THE EXERCISE: Everything from the first line down to the line containing "import matplotlib.pyplot as plt" is to be retyped exactly, both ends included, with pictures left out.
* Begin RECORDED DATA *
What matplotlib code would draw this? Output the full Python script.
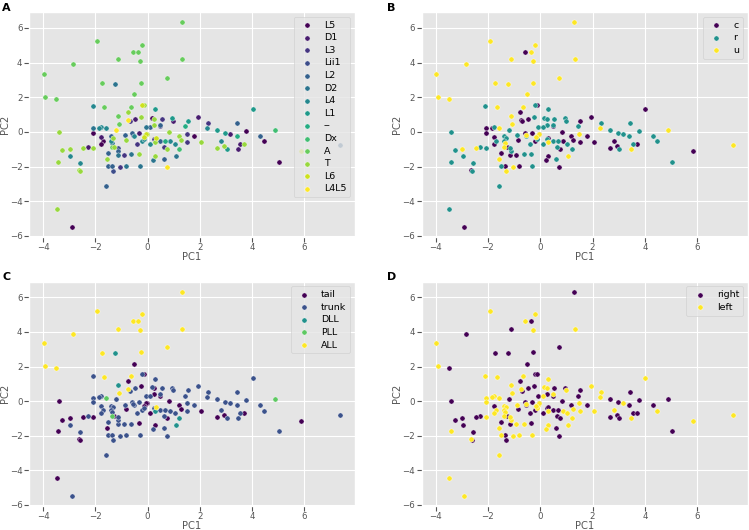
import numpy as np
import matplotlib
matplotlib.use('Agg')
import matplotlib.pyplot as plt

# PCA scores, one entry per cell
pc1 = [1.30, -1.92, -0.57, -0.37, -0.22, -1.13, -0.29, 1.33, -2.86, -3.97,
       0.73, -1.74, -1.25, -0.26, -3.91, -3.49, -0.52, -2.10, -1.66, -0.65,
       -0.22, -0.12, -0.76, 0.28, 4.02, -1.12, -0.73, -0.69, -0.47, -0.24,
       0.15, 0.25, 0.54, 0.95, 0.99, 1.53, 1.94, 2.31, 3.42, -1.10,
       0.24, 0.48, 0.49, 1.43, 2.27, -3.40, -2.07, -2.07, -1.78, -1.84,
       -1.58, -1.20, -0.07, 0.10, 0.82, 1.49, 1.77, 1.19, 2.67, 2.98,
       3.16, 3.41, 3.78, 4.31, 4.87, 4.47, -0.59, -0.31, -0.53, -0.56,
       -0.03, -0.10, -0.05, -0.88, -1.77, -1.40, -1.32, -1.40, -1.35, -1.71,
       -1.78, -0.84, -0.40, -0.20, -0.14, 0.26, 0.31, 0.30, 0.49, 0.66,
       0.85, 1.04, 1.27, 1.52, 2.06, 2.81, 2.93, 3.02, 2.66, 3.54,
       3.70, 3.46, 5.86, 7.36, 5.02, -2.29, -2.46, -2.08, -2.98, -3.28,
       -2.97, -3.42, -2.58, -2.64, -2.60, -1.57, -1.50, -1.15, -1.12, -1.28,
       -1.38, -0.92, -0.62, -0.34, 0.30, 0.21, 0.62, 1.07, 1.21, 0.73,
       -1.50, -1.35, -1.33, -1.06, -0.82, -0.30, -1.59, -3.48, -2.90, 0.11,
       0.63, 0.76, -0.15, -1.15]
pc2 = [6.32, 5.22, 4.64, 4.64, 5.04, 4.18, 4.11, 4.18, 3.90, 3.34,
       3.13, 2.81, 2.77, 2.83, 2.04, 1.91, 2.16, 1.47, 1.41, 1.45,
       1.57, 1.57, 1.17, 1.30, 1.35, 0.92, 0.68, 0.61, 0.73, 0.88,
       0.80, 0.73, 0.75, 0.78, 0.65, 0.62, 0.86, 0.54, 0.54, 0.47,
       0.41, 0.42, 0.32, 0.32, 0.22, 0.01, 0.20, -0.06, 0.29, 0.24,
       0.20, 0.12, 0.29, 0.29, 0.00, -0.10, -0.24, -0.21, 0.10, -0.04,
       -0.11, -0.22, 0.07, -0.22, 0.10, -0.55, -0.06, -0.05, -0.21, -0.18,
       -0.10, -0.20, -0.14, -0.20, -0.31, -0.26, -0.35, -0.50, -0.62, -0.53,
       -0.68, -0.47, -0.70, -0.54, -0.40, -0.41, -0.37, -0.60, -0.53, -0.53,
       -0.55, -0.70, -0.46, -0.57, -0.57, -0.52, -0.83, -0.96, -0.93, -0.70,
       -0.71, -0.96, -1.13, -0.78, -1.72, -0.86, -0.95, -0.92, -0.97, -1.07,
       -1.39, -1.72, -1.82, -2.17, -2.26, -1.55, -1.21, -1.32, -1.12, -0.86,
       -0.86, -1.33, -1.30, -1.27, -1.38, -1.64, -1.58, -1.40, -0.97, -2.04,
       -1.97, -1.97, -2.28, -2.00, -1.98, -1.98, -3.15, -4.43, -5.47, -0.69,
       -0.88, -1.01, -0.30, -0.90]

# panel A: segment
segment = ['A', 'A', 'A', 'A', 'A', 'A', 'A', 'A', 'A', 'A',
           'A', 'A', 'D2', 'A', 'A', 'A', 'A', 'L4', 'A', 'A',
           'L6', 'T', 'T', 'L1', 'L1', 'A', 'L4L5', 'L3', 'D1', 'T',
           'L5', 'T', 'L3', 'L1', 'D1', 'L1', 'D1', 'L3', 'L2', 'A',
           'T', 'L2', 'L3', '--', 'L4', 'T', 'D2', 'L5', 'L4', 'L4',
           'L4', 'L4L5', 'D2', 'L2', 'T', 'L3', 'L5', 'T', 'L1', 'L1',
           'D1', '--', 'L5', 'L2', 'Dx', 'L5', 'L2', 'D1', 'L4', 'D1',
           'T', 'T', 'L6', 'L2', 'D1', 'L2', 'T', 'L4', 'D2', 'L5',
           'L5', 'T', 'L3', 'L4', 'L4', 'L3', 'L6', 'T', 'L2', '--',
           'L4', 'L4', 'T', 'L3', 'T', 'L4', 'T', 'L1', 'T', 'D1',
           'T', 'D1', 'L6', 'L2', 'L5', 'D1', 'T', 'T', 'T', 'T',
           'L4', 'T', 'L4', 'T', 'T', 'T', 'L2', 'D2', 'L2', 'T',
           'A', 'L3', 'D2', 'T', 'T', 'D2', 'L2', 'D2', 'Dx', 'L4L5',
           'L2', 'L2', 'Lii1', 'L3', 'D2', 'D2', 'L2', 'T', 'L5', 'L4',
           'L3', 'T', 'L6', 'Lii1']
segment_order = ['L5', 'D1', 'L3', 'Lii1', 'L2', 'D2', 'L4', 'L1', '--',
                 'Dx', 'A', 'T', 'L6', 'L4L5']

# panel B: cell class
cell_class = ['u', 'u', 'c', 'u', 'u', 'u', 'u', 'u', 'u', 'u',
              'u', 'u', 'u', 'u', 'u', 'u', 'u', 'r', 'u', 'u',
              'r', 'c', 'c', 'r', 'c', 'u', 'c', 'c', 'c', 'r',
              'r', 'r', 'r', 'r', 'r', 'c', 'c', 'r', 'r', 'u',
              'r', 'r', 'c', 'r', 'u', 'r', 'c', 'c', 'r', 'c',
              'u', 'r', 'r', 'r', 'c', 'u', 'c', 'c', 'r', 'r',
              'r', 'r', 'r', 'r', 'u', 'r', 'c', 'c', 'r', 'u',
              'c', 'u', 'u', 'r', 'c', 'r', 'r', 'r', 'u', 'r',
              'c', 'c', 'r', 'c', 'r', 'r', 'c', 'u', 'r', 'r',
              'c', 'r', 'c', 'c', 'c', 'c', 'c', 'r', 'c', 'r',
              'c', 'u', 'c', 'u', 'r', 'r', 'u', 'r', 'u', 'r',
              'r', 'r', 'r', 'c', 'r', 'u', 'c', 'c', 'r', 'c',
              'u', 'c', 'r', 'r', 'c', 'c', 'r', 'u', 'r', 'c',
              'r', 'c', 'u', 'u', 'c', 'r', 'r', 'r', 'c', 'r',
              'r', 'c', 'u', 'r']
class_order = ['c', 'r', 'u']

# panel C: lateral line part
part = ['ALL', 'ALL', 'ALL', 'ALL', 'ALL', 'ALL', 'ALL', 'ALL', 'ALL', 'ALL',
        'ALL', 'ALL', 'DLL', 'ALL', 'ALL', 'ALL', 'tail', 'trunk', 'ALL', 'ALL',
        'trunk', 'tail', 'tail', 'trunk', 'trunk', 'DLL', 'ALL', 'trunk', 'trunk', 'tail',
        'trunk', 'tail', 'trunk', 'trunk', 'trunk', 'trunk', 'trunk', 'trunk', 'trunk', 'ALL',
        'tail', 'trunk', 'tail', 'trunk', 'trunk', 'tail', 'trunk', 'trunk', 'trunk', 'trunk',
        'PLL', 'trunk', 'trunk', 'trunk', 'tail', 'trunk', 'trunk', 'tail', 'trunk', 'trunk',
        'trunk', 'trunk', 'trunk', 'trunk', 'PLL', 'trunk', 'trunk', 'trunk', 'trunk', 'trunk',
        'tail', 'tail', 'tail', 'trunk', 'trunk', 'trunk', 'trunk', 'trunk', 'trunk', 'trunk',
        'trunk', 'tail', 'trunk', 'trunk', 'trunk', 'trunk', 'ALL', 'DLL', 'trunk', 'trunk',
        'trunk', 'trunk', 'tail', 'trunk', 'tail', 'trunk', 'tail', 'trunk', 'tail', 'trunk',
        'tail', 'trunk', 'tail', 'trunk', 'trunk', 'trunk', 'tail', 'tail', 'tail', 'tail',
        'trunk', 'tail', 'trunk', 'tail', 'tail', 'tail', 'trunk', 'trunk', 'trunk', 'tail',
        'PLL', 'trunk', 'trunk', 'tail', 'tail', 'trunk', 'trunk', 'DLL', 'DLL', 'trunk',
        'trunk', 'trunk', 'trunk', 'trunk', 'trunk', 'trunk', 'trunk', 'tail', 'trunk', 'tail',
        'trunk', 'tail', 'tail', 'trunk']
part_order = ['tail', 'trunk', 'DLL', 'PLL', 'ALL']

# panel D: body side
side = ['right', 'left', 'left', 'right', 'left', 'right', 'left', 'left', 'right', 'left',
        'right', 'right', 'right', 'right', 'left', 'right', 'right', 'left', 'left', 'left',
        'right', 'right', 'right', 'left', 'left', 'left', 'left', 'right', 'right', 'right',
        'left', 'left', 'right', 'right', 'left', 'right', 'left', 'left', 'right', 'left',
        'right', 'left', 'right', 'right', 'left', 'right', 'left', 'left', 'left', 'left',
        'left', 'right', 'right', 'left', 'right', 'left', 'right', 'right', 'right', 'right',
        'left', 'right', 'right', 'right', 'right', 'left', 'right', 'right', 'right', 'left',
        'right', 'left', 'left', 'left', 'right', 'left', 'left', 'left', 'left', 'left',
        'left', 'right', 'right', 'right', 'left', 'right', 'right', 'left', 'right', 'right',
        'left', 'left', 'left', 'left', 'left', 'left', 'right', 'right', 'right', 'right',
        'right', 'left', 'left', 'left', 'right', 'right', 'right', 'left', 'right', 'right',
        'right', 'left', 'right', 'left', 'right', 'left', 'right', 'right', 'left', 'right',
        'left', 'left', 'left', 'right', 'left', 'left', 'right', 'left', 'left', 'right',
        'left', 'right', 'right', 'left', 'left', 'left', 'left', 'left', 'left', 'right',
        'right', 'right', 'left', 'left']
side_order = ['right', 'left']

plt.style.use('ggplot')
plt.rcParams['font.family'] = ['DejaVu Sans']
plt.rcParams['xtick.labelsize'] = 6.2
plt.rcParams['ytick.labelsize'] = 6.2
plt.rcParams['axes.labelsize'] = 7.2

x = np.array(pc1)
y = np.array(pc2)

fig = plt.figure(figsize=(7.49, 5.3), dpi=100)
boxes = [[0.0387, 0.553, 0.435, 0.424],
         [0.563, 0.553, 0.435, 0.424],
         [0.0387, 0.0458, 0.435, 0.4227],
         [0.563, 0.0458, 0.435, 0.4227]]
panels = [(segment, segment_order, 'A'),
          (cell_class, class_order, 'B'),
          (part, part_order, 'C'),
          (side, side_order, 'D')]
letter_pos = [(0.003, 0.995), (0.517, 0.995), (0.003, 0.487), (0.517, 0.487)]

for box, (labels, order, letter), (lx, ly) in zip(boxes, panels, letter_pos):
    ax = fig.add_axes(box)
    labels = np.array(labels)
    n = len(order)
    for i, name in enumerate(order):
        mask = labels == name
        ax.scatter(x[mask], y[mask], s=14, color=plt.cm.viridis(i / (n - 1)),
                   edgecolors='white', linewidths=0.3, label=name, zorder=3)
    ax.set_xticks(range(-4, 7, 2))
    ax.set_yticks(range(-6, 7, 2))
    ax.set_xlabel('PC1', labelpad=0)
    ax.set_ylabel('PC2', labelpad=0)
    ax.tick_params(pad=1.2)
    ax.legend(loc='upper right', fontsize=6.8, labelspacing=0.38)
    fig.text(lx, ly, letter, fontsize=8, fontweight='bold', va='top', ha='left')

fig.savefig('out.png', dpi=100)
* End RECORDED DATA *
TASK OUTPUT:
What matplotlib code would draw this? Output the full Python script.
import numpy as np
import matplotlib
matplotlib.use('Agg')
import matplotlib.pyplot as plt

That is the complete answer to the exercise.